La Pietra Ollare
Ai piedi del massiccio del Bernina, in Valtellina, si apre la Valmalenco, una vallata aspra e solcata
dal fiume Mallero. E’ qui che esiste una antichissima attività artigianale, la lavorazione della
pietra ollare: una pietra di un bel colore grigio verdastro opaco, uniforme, molto tenera e quindi facilmente lavorabile specie al tornio.
La pietra ollare che viene estratta da alcune cave in Valmalenco e Valchiavenna, già citata da Plinio il Vecchio nella sua Naturalis Historia, comincia ad essere lavorata in epoca remota.
Il nome ollare deriva dal latino “olla” col significato di pentola, contenitore di olio. Nel passato era usata quasi esclusivamente per la realizzazione di recipienti quali i “lavècc”, gli “stùin” (per cuocere stufati) e i “furàgn” (per conservare formaggi, burro o lardo).
Cantiani nel 1978, in vacanza a Primolo (Valmalenco) durante una passeggiata nei boschi scoprì, lungo i margini di un torrente, il residuo di quello che un tempo era una semplicissima costruzione
il “turn” il tornio. Consisteva in un basso riparo in pietra contenente una apparecchiatura in legno
che fungeva da tornio il cui funzionamento era dovuto al collegamento a delle pale, sempre di legno, che venivano mosse dalla forza dell’acqua deviata dal fiume.
Qui venivano torniti i “ciapùn” blocchi di pietra dal peso variabile di 35/40 Kg estratti dalla cava manualmente con l’uso di un leggero piccone e poi lavorati al tornio.
Da un blocco di pietra venivano ricavati da 4 a 6 “lavècc”, una batteria di pentole di differenti grandezze, da 30 cm di diametro in giù. Gli scarti di lavorazione venivano gettati nel fiume
sottostante.
Cantiani ha rinvenuto questi scarti in grande quantità e li ha raccolti, e trasportati a valle.
I reperti sono in maggior parte a forma di mezzaluna, di varie dimensioni e sono la parte esterna scartata dalla lavorazione, levigati all’interno e al rustico all’esterno dove sono evidenti i segni
delle picconate, oppure di forma circolare, cioè residui di fondelli o di coperchi. Su tutti sono ben evidenti delle scanalature lasciate dalla lavorazione al tornio che li rendono dei pezzi unici,
uno diverso dall’altro.
Cantiani ha immaginato in queste pietre la rappresentazione iconica di reperti pervenuti da altri
mondi extraterrestri. In ogni pezzo Cantiani, tramite l’applicazione di piccole decorazioni astratte, sempre differenti, dipinte con colori acrilici, ha creato un linguaggio comunicativo nuovo, come
dei messaggi provenienti da una cultura sconosciuta, messaggi che ogni fruitore è chiamato a decodificare con la propria sensibilità.
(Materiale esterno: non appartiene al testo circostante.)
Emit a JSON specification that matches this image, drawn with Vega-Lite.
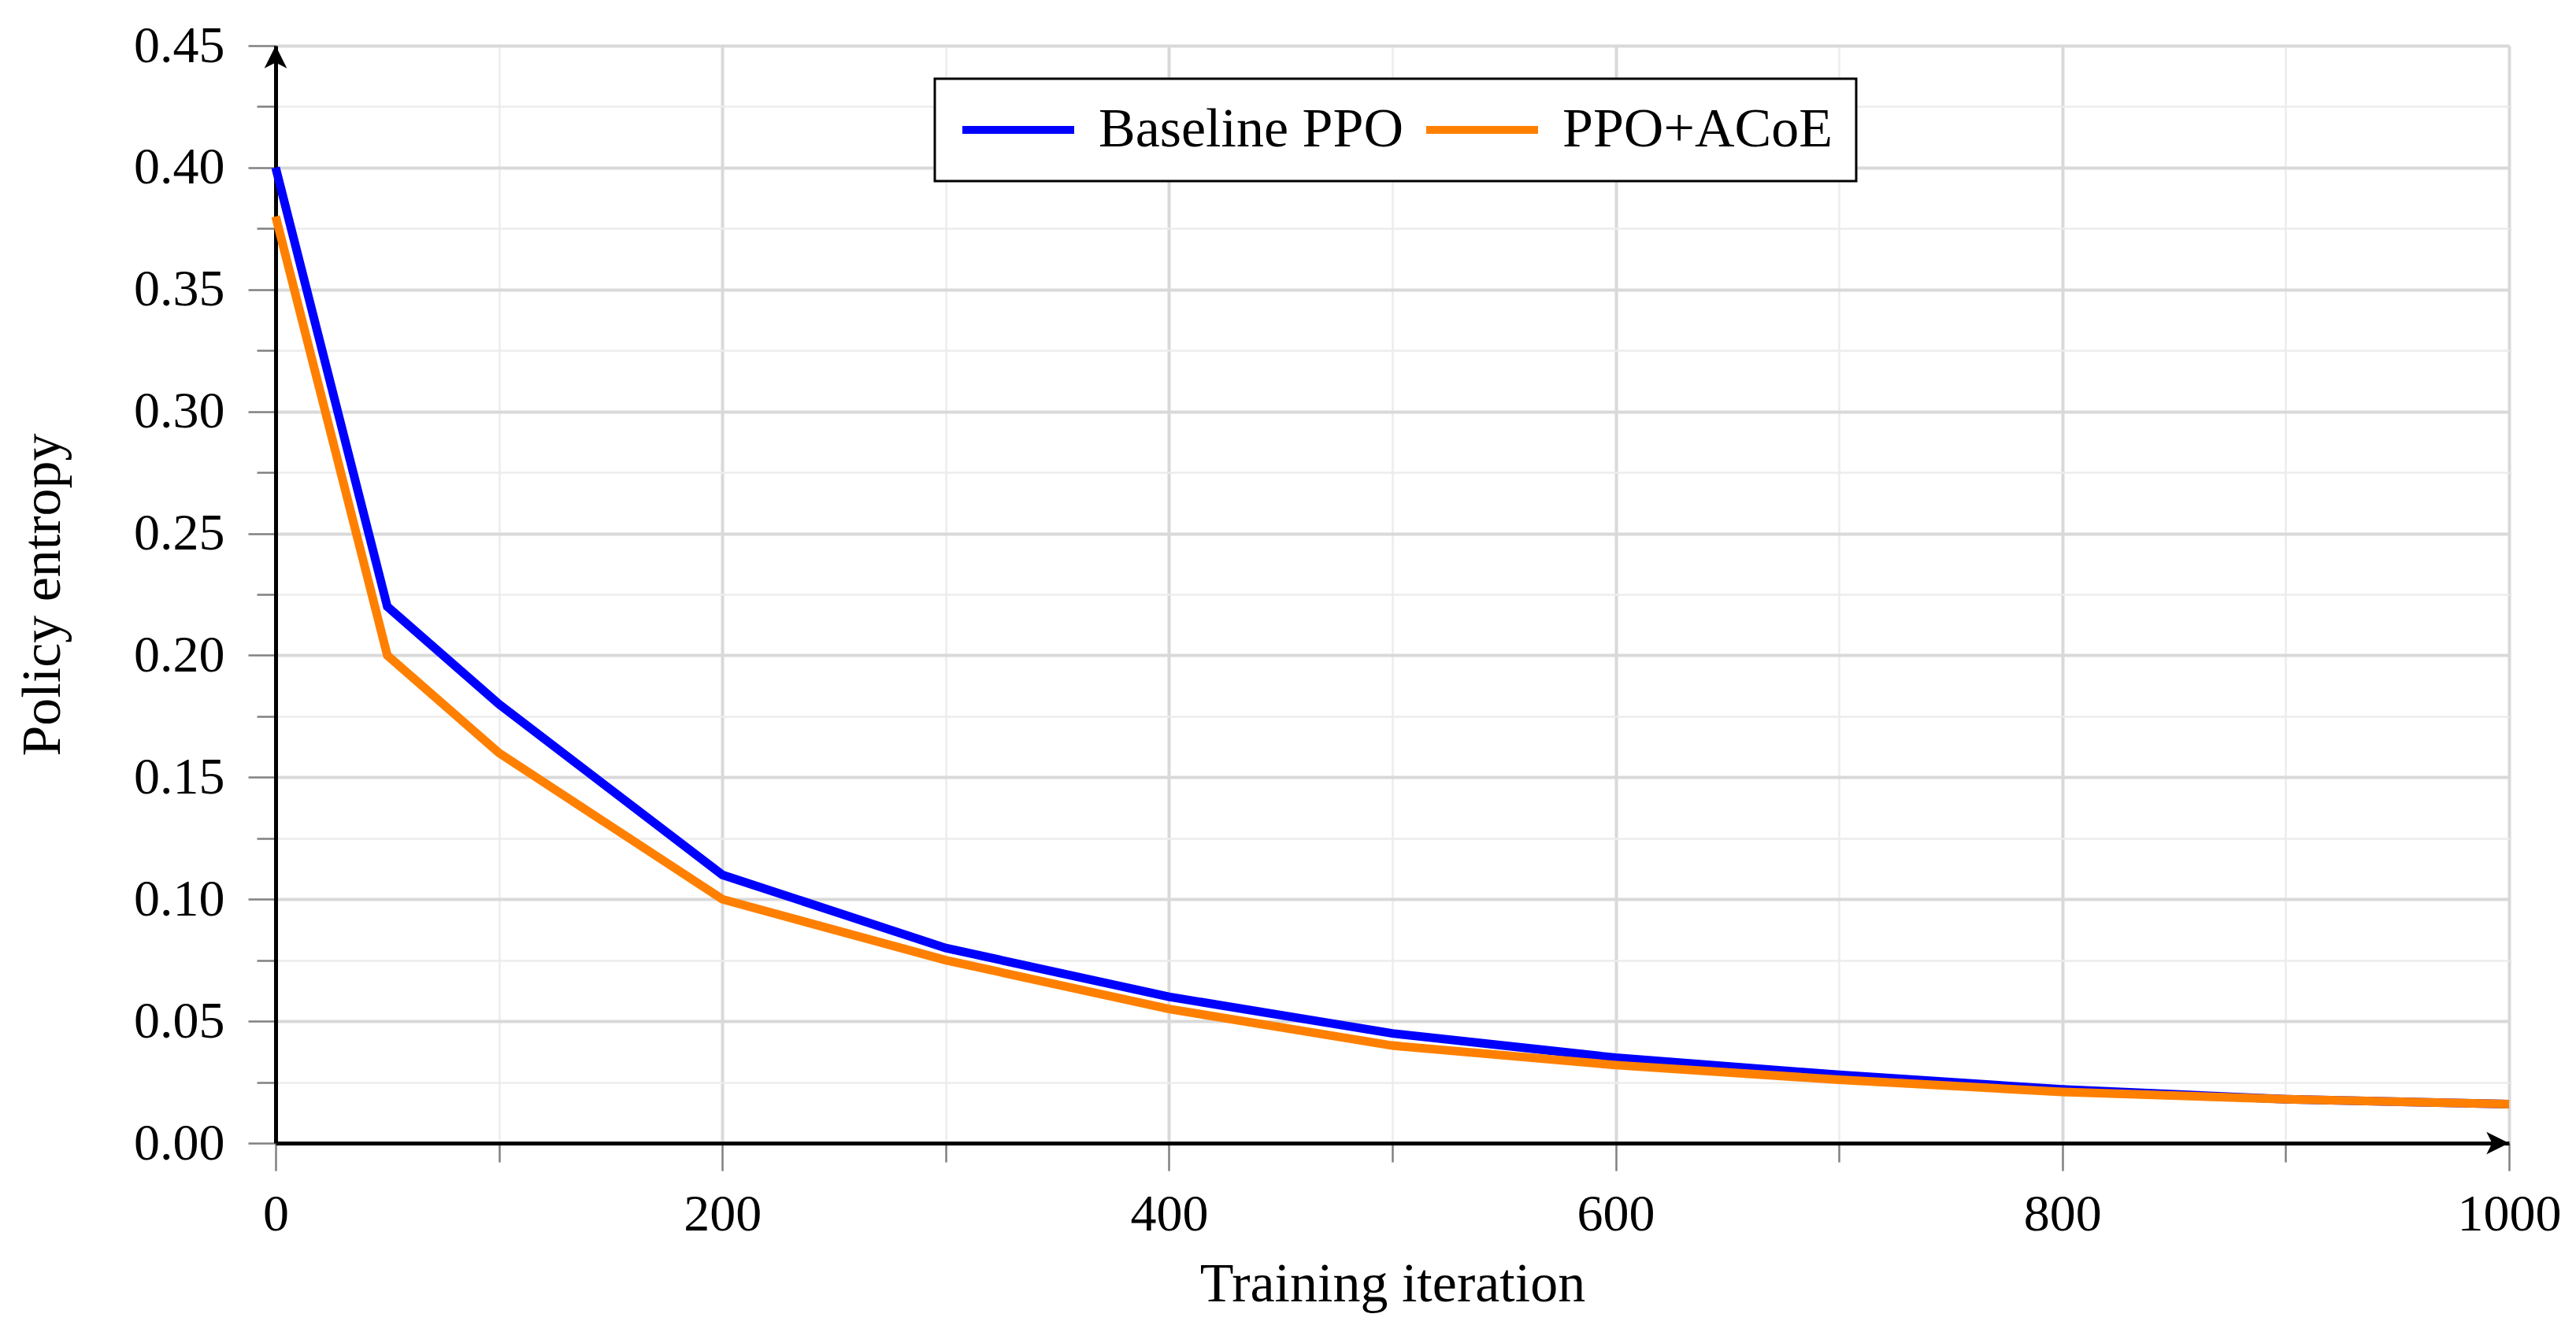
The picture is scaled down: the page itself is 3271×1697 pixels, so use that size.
{
  "$schema": "https://vega.github.io/schema/vega-lite/v6.json",
  "autosize": {"type": "none"},
  "width": 2836,
  "height": 1394,
  "padding": {"left": 350, "top": 58, "right": 85, "bottom": 245},
  "background": "white",
  "config": {
    "font": "Liberation Serif",
    "view": {"stroke": null},
    "axis": {
      "domainColor": "black",
      "domainWidth": 5,
      "tickColor": "#808080",
      "tickWidth": 2.5,
      "labelFont": "Liberation Serif",
      "labelFontSize": 66,
      "labelColor": "black",
      "titleFont": "Liberation Serif",
      "titleFontSize": 70,
      "titleFontWeight": "normal",
      "titleColor": "black",
      "labelFlush": false,
      "labelOverlap": false
    }
  },
  "layer": [
    {
      "data": {
        "values": [
          {"iteration": 0, "entropy": 0.40, "method": "Baseline PPO"},
          {"iteration": 50, "entropy": 0.22, "method": "Baseline PPO"},
          {"iteration": 100, "entropy": 0.18, "method": "Baseline PPO"},
          {"iteration": 200, "entropy": 0.11, "method": "Baseline PPO"},
          {"iteration": 300, "entropy": 0.08, "method": "Baseline PPO"},
          {"iteration": 400, "entropy": 0.06, "method": "Baseline PPO"},
          {"iteration": 500, "entropy": 0.045, "method": "Baseline PPO"},
          {"iteration": 600, "entropy": 0.035, "method": "Baseline PPO"},
          {"iteration": 700, "entropy": 0.028, "method": "Baseline PPO"},
          {"iteration": 800, "entropy": 0.022, "method": "Baseline PPO"},
          {"iteration": 900, "entropy": 0.018, "method": "Baseline PPO"},
          {"iteration": 1000, "entropy": 0.016, "method": "Baseline PPO"},
          {"iteration": 0, "entropy": 0.38, "method": "PPO+ACoE"},
          {"iteration": 50, "entropy": 0.20, "method": "PPO+ACoE"},
          {"iteration": 100, "entropy": 0.16, "method": "PPO+ACoE"},
          {"iteration": 200, "entropy": 0.10, "method": "PPO+ACoE"},
          {"iteration": 300, "entropy": 0.075, "method": "PPO+ACoE"},
          {"iteration": 400, "entropy": 0.055, "method": "PPO+ACoE"},
          {"iteration": 500, "entropy": 0.040, "method": "PPO+ACoE"},
          {"iteration": 600, "entropy": 0.032, "method": "PPO+ACoE"},
          {"iteration": 700, "entropy": 0.026, "method": "PPO+ACoE"},
          {"iteration": 800, "entropy": 0.021, "method": "PPO+ACoE"},
          {"iteration": 900, "entropy": 0.018, "method": "PPO+ACoE"},
          {"iteration": 1000, "entropy": 0.016, "method": "PPO+ACoE"}
        ]
      },
      "mark": {"type": "line", "strokeWidth": 11, "strokeJoin": "miter"},
      "encoding": {
        "x": {
          "field": "iteration",
          "type": "quantitative",
          "scale": {"domain": [0, 1000], "nice": false, "zero": false},
          "axis": {
            "title": "Training iteration",
            "values": [0, 100, 200, 300, 400, 500, 600, 700, 800, 900, 1000],
            "labelExpr": "datum.value % 200 == 0 ? format(datum.value, 'd') : ''",
            "labelPadding": 23,
            "tickSize": {"condition": {"test": "datum.value % 200 == 0", "value": 35}, "value": 24},
            "gridColor": {"condition": {"test": "datum.value % 200 == 0", "value": "#d9d9d9"}, "value": "#ececec"},
            "gridWidth": {"condition": {"test": "datum.value % 200 == 0", "value": 4}, "value": 2.5},
            "titleY": 200,
            "titleBaseline": "alphabetic"
          }
        },
        "y": {
          "field": "entropy",
          "type": "quantitative",
          "scale": {"domain": [0, 0.45], "nice": false, "zero": false},
          "axis": {
            "title": "Policy entropy",
            "values": [0, 0.025, 0.05, 0.075, 0.1, 0.125, 0.15, 0.175, 0.2, 0.225, 0.25, 0.275, 0.3, 0.325, 0.35, 0.375, 0.4, 0.425, 0.45],
            "labelExpr": "round(datum.value * 40) % 2 == 0 ? format(datum.value, '.2f') : ''",
            "labelPadding": 30,
            "tickSize": {"condition": {"test": "round(datum.value * 40) % 2 == 0", "value": 35}, "value": 24},
            "gridColor": {"condition": {"test": "round(datum.value * 40) % 2 == 0", "value": "#d9d9d9"}, "value": "#ececec"},
            "gridWidth": {"condition": {"test": "round(datum.value * 40) % 2 == 0", "value": 4}, "value": 2.5},
            "titleX": -275,
            "titleY": 697,
            "titleAngle": -90,
            "titleAlign": "center",
            "titleBaseline": "alphabetic"
          }
        },
        "color": {
          "field": "method",
          "type": "nominal",
          "scale": {"domain": ["Baseline PPO", "PPO+ACoE"], "range": ["#0000ff", "#ff8000"]},
          "legend": {
            "title": null,
            "orient": "none",
            "legendX": 837,
            "legendY": 42,
            "direction": "horizontal",
            "symbolType": "stroke",
            "symbolSize": 20164,
            "symbolStrokeWidth": 10,
            "clipHeight": 70,
            "labelFont": "Liberation Serif",
            "labelFontSize": 70,
            "labelLimit": 2000,
            "labelColor": "black",
            "labelOffset": 26,
            "columnPadding": 24,
            "padding": 30,
            "fillColor": "white",
            "strokeColor": "black",
            "encode": {"legend": {"update": {"strokeWidth": {"value": 3}}}}
          }
        }
      }
    },
    {
      "data": {"values": [{}]},
      "mark": {"type": "point", "shape": "M0,0 L-0.5,1 L0,0.75 L0.5,1 Z", "filled": true, "color": "black", "opacity": 1, "size": 3300, "strokeWidth": 0},
      "encoding": {"x": {"datum": 0, "type": "quantitative"}, "y": {"datum": 0.45, "type": "quantitative"}}
    },
    {
      "data": {"values": [{}]},
      "mark": {"type": "point", "shape": "M0,0 L-1,-0.5 L-0.75,0 L-1,0.5 Z", "filled": true, "color": "black", "opacity": 1, "size": 3300, "strokeWidth": 0},
      "encoding": {"x": {"datum": 1000, "type": "quantitative"}, "y": {"datum": 0, "type": "quantitative"}}
    }
  ]
}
Le “Pietre” di Cantiani vivono in singoli pezzi piuttosto che sovrapposti o incollati su lastre di pietra.
Cantiani è tornato a Primolo per i 10 anni successivi proseguendo le sue ricerche e sperimentazioni e con il tempo sono nati i “piani stellari” “i pianeti” “le meteore” ecc. Ha avuto modo di conoscere le tradizioni millenarie di questa bellissima pietra e ha conosciuto gli artigiani che ancora oggi questa tradizione portano avanti.
Cantiani ha anche disegnato e fatto realizzare al tornio da un artigiano del luogo delle sculture,
tra cui alcuni “Ciapùn meteorite”, un intero blocco al rustico, tagliato a metà, che una volta aperto vi si scopre “un mondo” e dei dei “contenitori astrali” torniti e dipinti sia fuori che dentro.
La cava di Pietra ollare a Primolo in Valtellina
Fase di estrazione del blocco di pietra detto" Ciapùn""
Cantiani segue le fasi della lavorazione al tornio per la realizzazione della scultura da lui progettata.
La scultura "Ciapùn meteorite" terminata. E' ben visibile il blocco chiuso e la sua metà aperta con la parte interna tornita e dipinta da Cantiani.